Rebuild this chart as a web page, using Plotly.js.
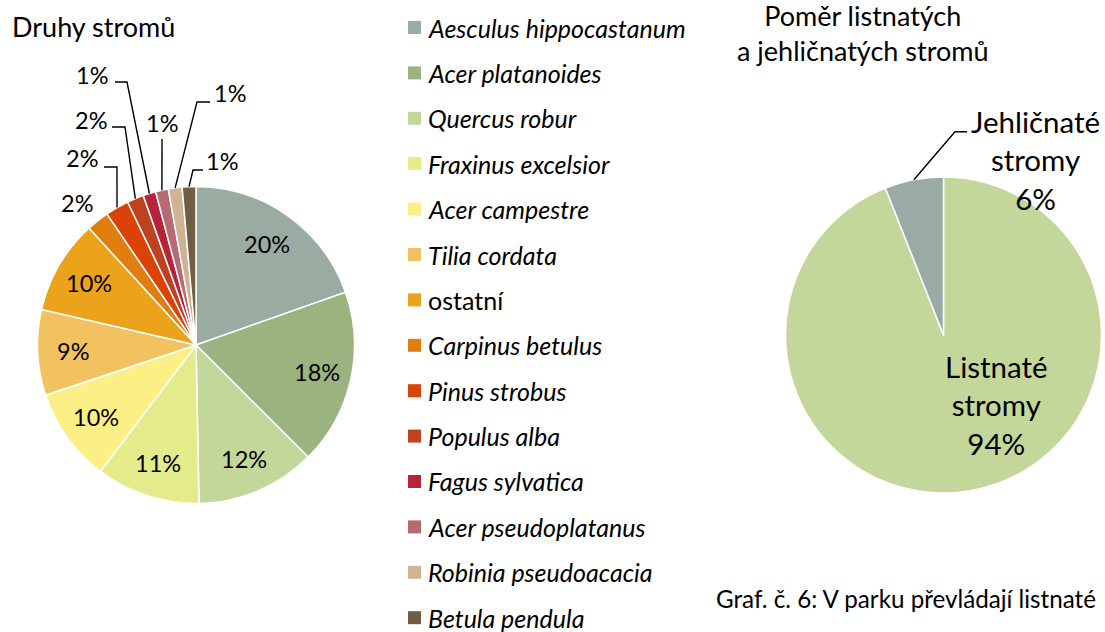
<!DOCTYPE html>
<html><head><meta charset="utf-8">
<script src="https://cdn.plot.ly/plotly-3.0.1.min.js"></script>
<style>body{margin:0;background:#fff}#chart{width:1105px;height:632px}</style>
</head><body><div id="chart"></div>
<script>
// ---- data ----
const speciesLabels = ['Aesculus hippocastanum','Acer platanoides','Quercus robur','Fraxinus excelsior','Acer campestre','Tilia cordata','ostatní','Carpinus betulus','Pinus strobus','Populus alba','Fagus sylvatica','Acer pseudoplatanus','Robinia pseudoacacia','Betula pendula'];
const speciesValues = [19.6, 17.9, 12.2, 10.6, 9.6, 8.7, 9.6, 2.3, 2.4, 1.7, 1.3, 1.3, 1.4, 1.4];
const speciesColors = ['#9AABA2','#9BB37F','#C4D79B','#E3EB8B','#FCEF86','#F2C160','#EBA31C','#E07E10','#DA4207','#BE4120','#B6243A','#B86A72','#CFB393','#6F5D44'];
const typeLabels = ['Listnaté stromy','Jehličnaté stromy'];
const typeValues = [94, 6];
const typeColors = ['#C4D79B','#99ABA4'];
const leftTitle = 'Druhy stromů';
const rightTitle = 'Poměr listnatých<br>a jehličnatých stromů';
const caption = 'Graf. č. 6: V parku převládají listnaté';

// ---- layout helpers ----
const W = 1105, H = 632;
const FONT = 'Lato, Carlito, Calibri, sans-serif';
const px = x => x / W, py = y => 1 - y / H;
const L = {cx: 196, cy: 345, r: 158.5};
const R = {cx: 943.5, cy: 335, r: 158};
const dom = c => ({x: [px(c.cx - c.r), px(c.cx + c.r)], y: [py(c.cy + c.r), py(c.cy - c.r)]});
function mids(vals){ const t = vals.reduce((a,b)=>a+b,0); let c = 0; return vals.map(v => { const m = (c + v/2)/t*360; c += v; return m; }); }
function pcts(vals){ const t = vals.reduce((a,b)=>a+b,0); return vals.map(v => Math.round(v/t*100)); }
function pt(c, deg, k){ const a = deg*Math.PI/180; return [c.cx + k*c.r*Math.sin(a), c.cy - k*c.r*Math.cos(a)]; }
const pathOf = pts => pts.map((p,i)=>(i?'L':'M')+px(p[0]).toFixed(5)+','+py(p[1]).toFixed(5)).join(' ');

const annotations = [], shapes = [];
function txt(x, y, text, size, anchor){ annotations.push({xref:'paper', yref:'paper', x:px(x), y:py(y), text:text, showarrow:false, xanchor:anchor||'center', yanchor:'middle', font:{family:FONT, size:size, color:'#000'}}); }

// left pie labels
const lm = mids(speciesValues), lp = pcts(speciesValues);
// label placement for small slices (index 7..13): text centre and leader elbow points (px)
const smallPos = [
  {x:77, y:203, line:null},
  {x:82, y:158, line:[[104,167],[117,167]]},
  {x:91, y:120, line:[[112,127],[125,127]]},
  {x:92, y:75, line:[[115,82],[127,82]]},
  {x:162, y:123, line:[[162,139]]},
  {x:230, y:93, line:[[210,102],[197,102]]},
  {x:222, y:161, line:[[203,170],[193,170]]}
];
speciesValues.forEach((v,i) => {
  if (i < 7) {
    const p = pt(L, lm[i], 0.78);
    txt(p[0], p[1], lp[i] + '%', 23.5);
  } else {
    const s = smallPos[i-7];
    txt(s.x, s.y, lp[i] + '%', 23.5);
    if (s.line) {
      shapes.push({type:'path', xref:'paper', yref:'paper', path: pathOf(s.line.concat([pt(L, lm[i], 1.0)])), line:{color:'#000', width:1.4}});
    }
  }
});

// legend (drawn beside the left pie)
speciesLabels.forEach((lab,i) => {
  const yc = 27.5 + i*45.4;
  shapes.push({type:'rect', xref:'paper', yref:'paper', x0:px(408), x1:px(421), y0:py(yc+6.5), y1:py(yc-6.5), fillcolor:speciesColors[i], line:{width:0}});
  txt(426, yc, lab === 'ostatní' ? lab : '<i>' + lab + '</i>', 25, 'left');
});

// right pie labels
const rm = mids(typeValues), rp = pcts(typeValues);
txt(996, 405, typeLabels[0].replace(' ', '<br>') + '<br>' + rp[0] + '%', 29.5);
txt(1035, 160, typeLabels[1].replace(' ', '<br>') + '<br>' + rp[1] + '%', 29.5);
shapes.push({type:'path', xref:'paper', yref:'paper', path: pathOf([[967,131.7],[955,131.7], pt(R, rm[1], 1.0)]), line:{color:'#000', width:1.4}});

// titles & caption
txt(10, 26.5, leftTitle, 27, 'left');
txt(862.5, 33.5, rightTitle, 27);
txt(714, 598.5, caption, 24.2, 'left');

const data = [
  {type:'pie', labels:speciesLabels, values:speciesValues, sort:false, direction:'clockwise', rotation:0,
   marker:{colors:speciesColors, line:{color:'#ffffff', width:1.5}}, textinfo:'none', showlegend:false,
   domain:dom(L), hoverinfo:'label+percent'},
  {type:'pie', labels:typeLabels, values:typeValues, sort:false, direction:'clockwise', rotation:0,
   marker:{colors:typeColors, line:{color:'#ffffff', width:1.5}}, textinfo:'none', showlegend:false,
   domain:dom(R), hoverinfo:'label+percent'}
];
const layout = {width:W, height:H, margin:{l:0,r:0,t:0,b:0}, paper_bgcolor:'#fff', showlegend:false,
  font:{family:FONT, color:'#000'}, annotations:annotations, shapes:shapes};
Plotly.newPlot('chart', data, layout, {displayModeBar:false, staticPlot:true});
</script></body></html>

***

### Exercise aim
Repeat only the lines from the beginning of the material through the line containing "const caption = 'Graf.", both ends kept, leaving pictures out.

### Finished answer
Rebuild this chart as a web page, using Plotly.js.
<!DOCTYPE html>
<html><head><meta charset="utf-8">
<script src="https://cdn.plot.ly/plotly-3.0.1.min.js"></script>
<style>body{margin:0;background:#fff}#chart{width:1105px;height:632px}</style>
</head><body><div id="chart"></div>
<script>
// ---- data ----
const speciesLabels = ['Aesculus hippocastanum','Acer platanoides','Quercus robur','Fraxinus excelsior','Acer campestre','Tilia cordata','ostatní','Carpinus betulus','Pinus strobus','Populus alba','Fagus sylvatica','Acer pseudoplatanus','Robinia pseudoacacia','Betula pendula'];
const speciesValues = [19.6, 17.9, 12.2, 10.6, 9.6, 8.7, 9.6, 2.3, 2.4, 1.7, 1.3, 1.3, 1.4, 1.4];
const speciesColors = ['#9AABA2','#9BB37F','#C4D79B','#E3EB8B','#FCEF86','#F2C160','#EBA31C','#E07E10','#DA4207','#BE4120','#B6243A','#B86A72','#CFB393','#6F5D44'];
const typeLabels = ['Listnaté stromy','Jehličnaté stromy'];
const typeValues = [94, 6];
const typeColors = ['#C4D79B','#99ABA4'];
const leftTitle = 'Druhy stromů';
const rightTitle = 'Poměr listnatých<br>a jehličnatých stromů';
const caption = 'Graf. č. 6: V parku převládají listnaté';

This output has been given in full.